In Pakistan, polio is not only a disease that has crippled millions of people over the decades and claimed lives, but also a problem that has led to the death of at least 160 polio workers or their guards since 2012. The targeting of polio workers originates in the myth that the vaccines are a Western propaganda intended to sterilize Muslims; the suspicion also links back to a 2011 hepatitis campaign in which a false vaccine drive was run to gather information on Osama bin Laden and possibly collect DNA from him. Now two more polio workers have fallen to this curse. In the Swabi district of Khyber Pakhtunkhwa near Parmoli village, the women were shot dead, reportedly by unknown men on motorcycles as they returned home from the day’s work. A new polio drive is being run in KP, from where the largest number of cases was reported in 2019 and the ongoing campaign cut short after fake videos alarmed people into refusing to have children vaccinated. In this latest case of violence, one of the women died instantly, while the other passed away at the Lady Reading Hospital where she was taken.
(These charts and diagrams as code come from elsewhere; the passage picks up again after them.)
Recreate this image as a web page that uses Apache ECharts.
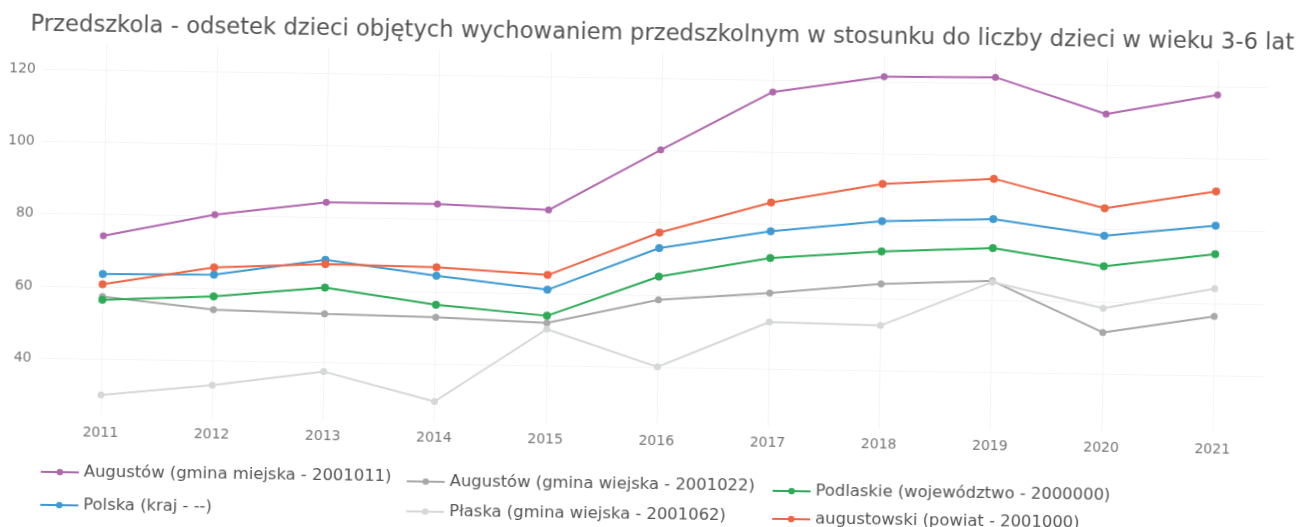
<!DOCTYPE html>
<html>
<head>
<meta charset="utf-8">
<script src="https://cdn.jsdelivr.net/npm/echarts@6/dist/echarts.min.js"></script>
<style>
  html, body { margin: 0; padding: 0; background: #fff; overflow: hidden; }
  #chart { width: 1305px; height: 527px; transform: rotate(0.86deg); transform-origin: 50% 50%; }
</style>
</head>
<body>
<div id="chart"></div>
<script>
// years on the x axis
const years = [2011, 2012, 2013, 2014, 2015, 2016, 2017, 2018, 2019, 2020, 2021];

// series names (legend)
const nameAugMiejska = "Augustów (gmina miejska - 2001011)";
const nameAugWiejska = "Augustów (gmina wiejska - 2001022)";
const namePodlaskie = "Podlaskie (województwo - 2000000)";
const namePolska = "Polska (kraj - --)";
const namePlaska = "Płaska (gmina wiejska - 2001062)";
const nameAugustowski = "augustowski (powiat - 2001000)";

// values (%)
const augMiejska = [74.1, 80.4, 84.3, 84.3, 83.1, 100.2, 116.7, 121.4, 121.7, 112.0, 117.7];
const augWiejska = [57.3, 54.1, 53.4, 52.9, 51.8, 58.7, 61.0, 64.0, 65.3, 51.5, 56.4];
const podlaskie = [56.4, 57.8, 60.7, 56.4, 53.8, 65.1, 70.7, 73.0, 74.4, 69.8, 73.6];
const polska = [63.5, 63.8, 68.4, 64.4, 61.0, 73.0, 78.1, 81.4, 82.4, 78.3, 81.5];
const plaska = [30.0, 33.2, 37.4, 29.6, 50.1, 40.1, 53.0, 52.5, 65.0, 58.2, 64.1];
const augustowski = [60.7, 65.8, 67.2, 66.8, 65.1, 77.3, 86.1, 91.7, 93.6, 85.9, 91.0];

const font = "DejaVu Sans";

const makeSeries = (name, data, color, size) => ({
  name: name,
  type: "line",
  data: years.map((y, i) => [y, data[i]]),
  symbol: "circle",
  symbolSize: size,
  lineStyle: { width: 2, color: color },
  itemStyle: { color: color },
  emphasis: { disabled: true },
});

// one legend per entry, so the columns line up like in the original
const makeLegend = (left, top, name) => ({
  left: left,
  top: top,
  padding: 0,
  itemWidth: 38,
  itemHeight: 8,
  data: [name],
  textStyle: { fontFamily: font, fontSize: 16.4, color: "#555" },
});

const option = {
  animation: false,
  title: {
    text: "Przedszkola - odsetek dzieci objętych wychowaniem przedszkolnym w stosunku do liczby dzieci w wieku 3-6 lat",
    left: 22,
    top: 18,
    textStyle: { fontFamily: font, fontSize: 22.7, fontWeight: "normal", color: "#555" },
  },
  legend: [
    makeLegend(43, 473, nameAugMiejska),
    makeLegend(43, 506, namePolska),
    makeLegend(409, 477, nameAugWiejska),
    makeLegend(409, 507, namePlaska),
    makeLegend(775, 481, namePodlaskie),
    makeLegend(775, 509, nameAugustowski),
  ],
  grid: { left: 40, right: 40, top: 53, height: 372 },
  xAxis: {
    type: "value",
    min: 2010.4334,
    max: 2021.4496,
    splitNumber: 11,
    axisLine: { show: false },
    axisTick: { show: false },
    axisLabel: {
      fontFamily: font, fontSize: 14, color: "#777", margin: 9,
      showMinLabel: false, showMaxLabel: false,
      formatter: (v) => String(v),
    },
    splitLine: { show: true, showMinLine: false, showMaxLine: false, lineStyle: { color: "#f3f4f4", width: 1 } },
  },
  yAxis: {
    type: "value",
    min: 24,
    max: 127,
    splitNumber: 5,
    axisLine: { show: false },
    axisTick: { show: false },
    axisLabel: { fontFamily: font, fontSize: 14, color: "#777", margin: 7, showMinLabel: false, showMaxLabel: false },
    splitLine: { show: true, showMinLine: false, showMaxLine: false, lineStyle: { color: "#f4f5f5", width: 1 } },
  },
  series: [
    makeSeries(nameAugMiejska, augMiejska, "#b068ad", 7),
    makeSeries(nameAugWiejska, augWiejska, "#a8a8a8", 7),
    makeSeries(namePodlaskie, podlaskie, "#2eaa57", 8),
    makeSeries(namePolska, polska, "#3f9ad3", 8),
    makeSeries(namePlaska, plaska, "#d6d8d8", 7),
    makeSeries(nameAugustowski, augustowski, "#ee6546", 8),
  ],
};

const myChart = echarts.init(document.getElementById("chart"));
myChart.setOption(option);
</script>
</body>
</html>
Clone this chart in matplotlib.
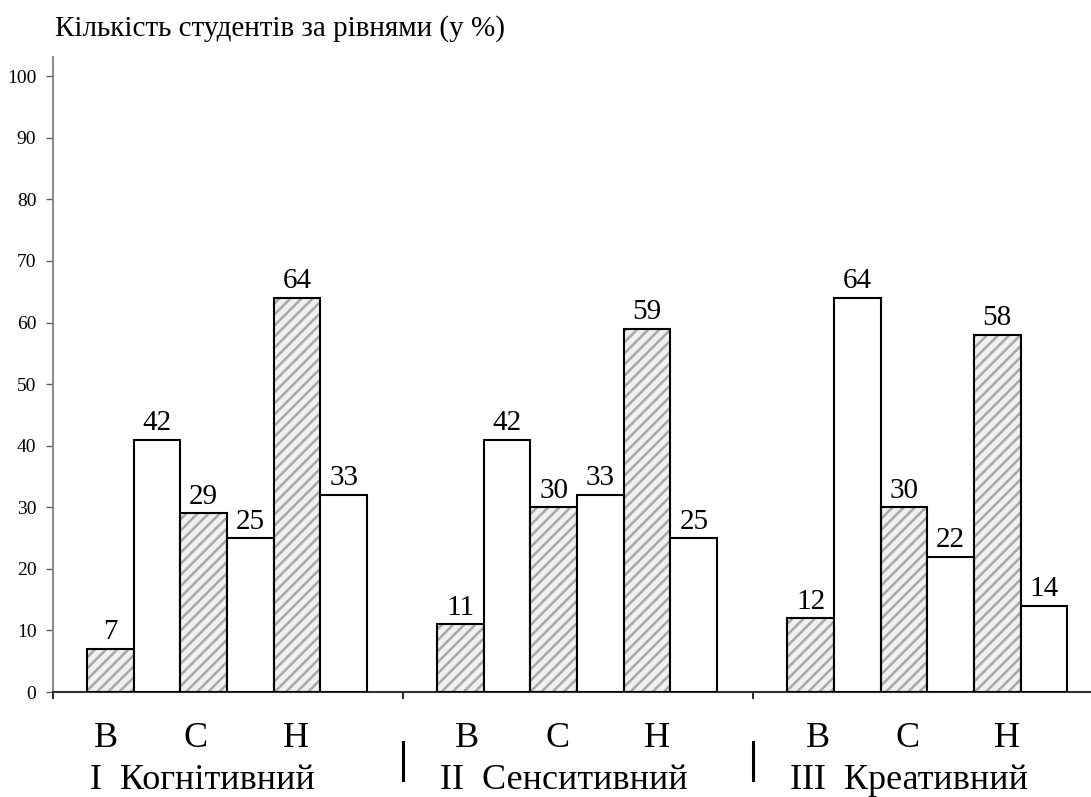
"""Bar chart: number of students by level (in %) for three components."""
import matplotlib
matplotlib.use("Agg")
import matplotlib.pyplot as plt

plt.rcParams["font.family"] = ["Liberation Serif", "DejaVu Serif"]
plt.rcParams["hatch.linewidth"] = 1.8

TITLE = "Кількість студентів за рівнями (у %)"
LEVELS = ["В", "С", "Н"]
COMPONENTS = ["I  Когнітивний", "II  Сенситивний", "III  Креативний"]

# bar heights as drawn and the numbers printed above them
HATCHED = [[7, 29, 64], [11, 30, 59], [12, 30, 58]]
HATCHED_LABELS = [["7", "29", "64"], ["11", "30", "59"], ["12", "30", "58"]]
PLAIN = [[41, 25, 32], [41, 32, 25], [64, 22, 14]]
PLAIN_LABELS = [["42", "25", "33"], ["42", "33", "25"], ["64", "22", "14"]]

YTICKS = list(range(0, 101, 10))

GROUP_W = 7.5
BAR_OFF = 0.73
LETTER_X = [1.38, 3.31, 5.45]
LETTER_SHIFT = [-0.25, 0.0, 0.0]
GROUP_LABEL_X = 0.8


def main() -> None:
    fig = plt.figure(figsize=(10.91, 7.97), dpi=100)
    ax = fig.add_axes([0.0486, 0.1317, 0.9514, 0.7967])

    for g in range(len(COMPONENTS)):
        x0 = g * GROUP_W + BAR_OFF
        for k in range(len(LEVELS)):
            xh = x0 + 2 * k
            xp = xh + 1
            # hatch drawn in gray, outline drawn on top in black
            ax.bar(xh, HATCHED[g][k], width=1, align="edge",
                   facecolor="#f0f0f0", edgecolor="#a8a8a8", linewidth=0,
                   hatch="///", zorder=3)
            ax.bar(xh, HATCHED[g][k], width=1, align="edge",
                   facecolor="none", edgecolor="black", linewidth=1.5,
                   zorder=4)
            ax.bar(xp, PLAIN[g][k], width=1, align="edge",
                   facecolor="white", edgecolor="black", linewidth=1.5,
                   zorder=4)
            ax.annotate(HATCHED_LABELS[g][k], (xh + 0.5, HATCHED[g][k]),
                        xytext=(0, 2.5), textcoords="offset points",
                        ha="center", va="bottom", fontsize=21)
            ax.annotate(PLAIN_LABELS[g][k], (xp + 0.5, PLAIN[g][k]),
                        xytext=(0, 2.5), textcoords="offset points",
                        ha="center", va="bottom", fontsize=21)
            ax.text(g * GROUP_W + LETTER_X[k] + LETTER_SHIFT[g], -8.9,
                    LEVELS[k], ha="center", va="baseline", fontsize=26)
        ax.text(g * GROUP_W + GROUP_LABEL_X, -15.8, COMPONENTS[g],
                ha="left", va="baseline", fontsize=26)
        if g > 0:
            ax.plot([g * GROUP_W, g * GROUP_W], [-8.1, -14.3],
                    color="black", linewidth=2.2, clip_on=False)

    ax.set_xlim(0, 22.24)
    ax.set_ylim(0, 103.1)
    ax.set_yticks(YTICKS)
    ax.set_xticks([0, GROUP_W, 2 * GROUP_W])
    ax.set_xticklabels([])
    ax.tick_params(axis="y", direction="out", length=5, width=1,
                   color="#606060", labelsize=14, pad=7)
    ax.tick_params(axis="x", direction="out", length=5, width=1.5,
                   color="#303030")

    for side in ("top", "right"):
        ax.spines[side].set_visible(False)
    ax.spines["left"].set_color("#808080")
    ax.spines["left"].set_linewidth(1.3)
    ax.spines["bottom"].set_color("#303030")
    ax.spines["bottom"].set_linewidth(1.5)

    fig.text(55 / 1091, 1 - 29 / 797, TITLE, ha="left", va="center",
             fontsize=21)

    fig.savefig("out.png", dpi=100)


if __name__ == "__main__":
    main()
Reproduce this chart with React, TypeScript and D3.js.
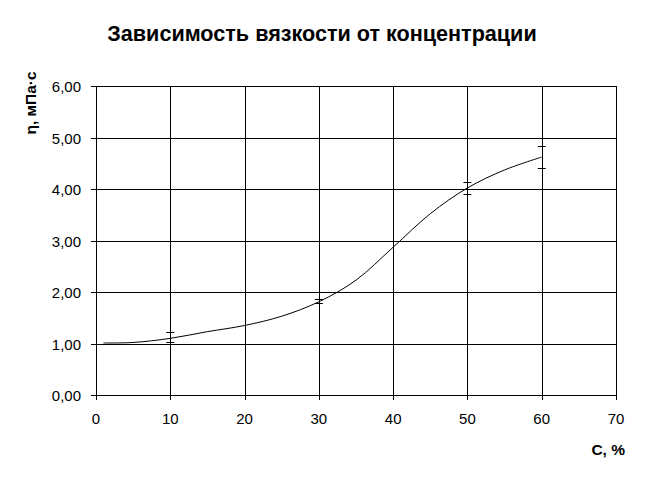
import React from "react";
import * as d3 from "d3";

const concentration = [1, 5, 10, 15, 20, 25, 30, 35, 40, 45, 50, 55, 60];
const viscosity = [1.01, 1.02, 1.1, 1.23, 1.35, 1.53, 1.81, 2.23, 2.87, 3.52, 4.02, 4.37, 4.62];
const errX = [10, 30, 50, 60];
const errLow = [1.03, 1.79, 3.9, 4.41];
const errHigh = [1.22, 1.86, 4.14, 4.83];
const xTicks = [0, 10, 20, 30, 40, 50, 60, 70];
const yTicks = [0, 1, 2, 3, 4, 5, 6];

export default function App() {
  const W = 646, H = 477;
  const x = d3.scaleLinear().domain([0, 70]).range([96, 616]);
  const y = d3.scaleLinear().domain([0, 6]).range([395, 86]);
  const line = d3
    .line<number>()
    .x((_, i) => x(concentration[i]))
    .y((d) => y(d))
    .curve(d3.curveCatmullRom.alpha(0.5));
  const fmt = (v: number) => v.toFixed(2).replace(".", ",");
  const font = "Liberation Sans, Arial, sans-serif";
  return (
    <svg width={W} height={H} style={{ position: "absolute", left: 0, top: 0, background: "#fff" }}>
      <rect width={W} height={H} fill="#fff" />
      <text x={322} y={41} textAnchor="middle" fontFamily={font} fontWeight="bold" fontSize={21.6}>
        Зависимость вязкости от концентрации
      </text>
      {yTicks.map((t) => (
        <g key={"y" + t}>
          <line x1={91} x2={x(70)} y1={Math.round(y(t)) + 0.5} y2={Math.round(y(t)) + 0.5} stroke="#000" />
          <text x={81} y={Math.round(y(t)) + 5.5} textAnchor="end" fontFamily={font} fontSize={15} fill="#000">
            {fmt(t)}
          </text>
        </g>
      ))}
      {xTicks.map((t) => (
        <g key={"x" + t}>
          <line x1={Math.round(x(t)) + 0.5} x2={Math.round(x(t)) + 0.5} y1={y(6)} y2={400} stroke="#000" />
          <text x={x(t)} y={424} textAnchor="middle" fontFamily={font} fontSize={15} fill="#000">
            {t}
          </text>
        </g>
      ))}
      <path d={line(viscosity) || ""} fill="none" stroke="#000" strokeWidth={1} />
      {errX.map((c, i) => (
        <g key={"e" + c}>
          <line x1={Math.round(x(c)) + 0.5} x2={Math.round(x(c)) + 0.5} y1={y(errLow[i])} y2={y(errHigh[i])} stroke="#000" />
          <line x1={x(c) - 4} x2={x(c) + 4} y1={Math.round(y(errLow[i])) + 0.5} y2={Math.round(y(errLow[i])) + 0.5} stroke="#000" />
          <line x1={x(c) - 4} x2={x(c) + 4} y1={Math.round(y(errHigh[i])) + 0.5} y2={Math.round(y(errHigh[i])) + 0.5} stroke="#000" />
        </g>
      ))}
      <text x={625} y={455} textAnchor="end" fontFamily={font} fontWeight="bold" fontSize={15.5}>
        С, %
      </text>
      <text
        transform="translate(36,103) rotate(-90)"
        textAnchor="middle"
        fontFamily={font}
        fontWeight="bold"
        fontSize={15.5}
      >
        η, мПа·с
      </text>
    </svg>
  );
}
The two young women become new martyrs in the crusade against polio. Like others before them, they died in the line of duty and in an effort to save the country’s children from a terrible disease. The incident occurred in a relatively remote part of Swabi, where the local administration members say there are many unguarded roads and corridors. However, this is also a high-security area and police say it had been cordoned off. If this was indeed the case, it is difficult to understand how the killers were able to escape. There have been contradictory accounts from police, local administration officials and others. Some say the polio team was accompanied by police guards, others say there were none as they had been sent out with other teams and there are also reports that the policemen were present but failed to shoot back at the killers. All this is disturbing. The death of the women is in itself a tragedy.

Pakistan had stood at the brink of eradicating polio till 2018 when 12 cases were reported during the year. For 2019, about 140 cases were reported and in 2020, at least six cases have been noted already, four in Sindh and one each in KP and Balochistan. There is also concern about the cases in 2019 which arose from the vaccine itself. This number has now been recorded at 22 by the Global Polio Eradication Initiative, which monitors polio worldwide. Pakistan and its neighbour Afghanistan are the only two countries in the world which have failed to eradicate polio. The attacks on workers contribute to the problem by creating alarm with communities and drawing attention to the efforts of extremist groups who oppose polio vaccination. Last year, a National Strategic Advisory Group had been set up to monitor and overcome the problem. The focal person for polio at the time, Babar bin Atta had been dismissed amidst claims that he was responsible for mismanagement. But the new strategy headed by the Prime Minister’s advisor Dr. Zulfiqar Mirza does not seem to be proceeding along better lines either. The problem is an immense one and as workers are killed, more children face the peril of polio and a life of permanent paralysis.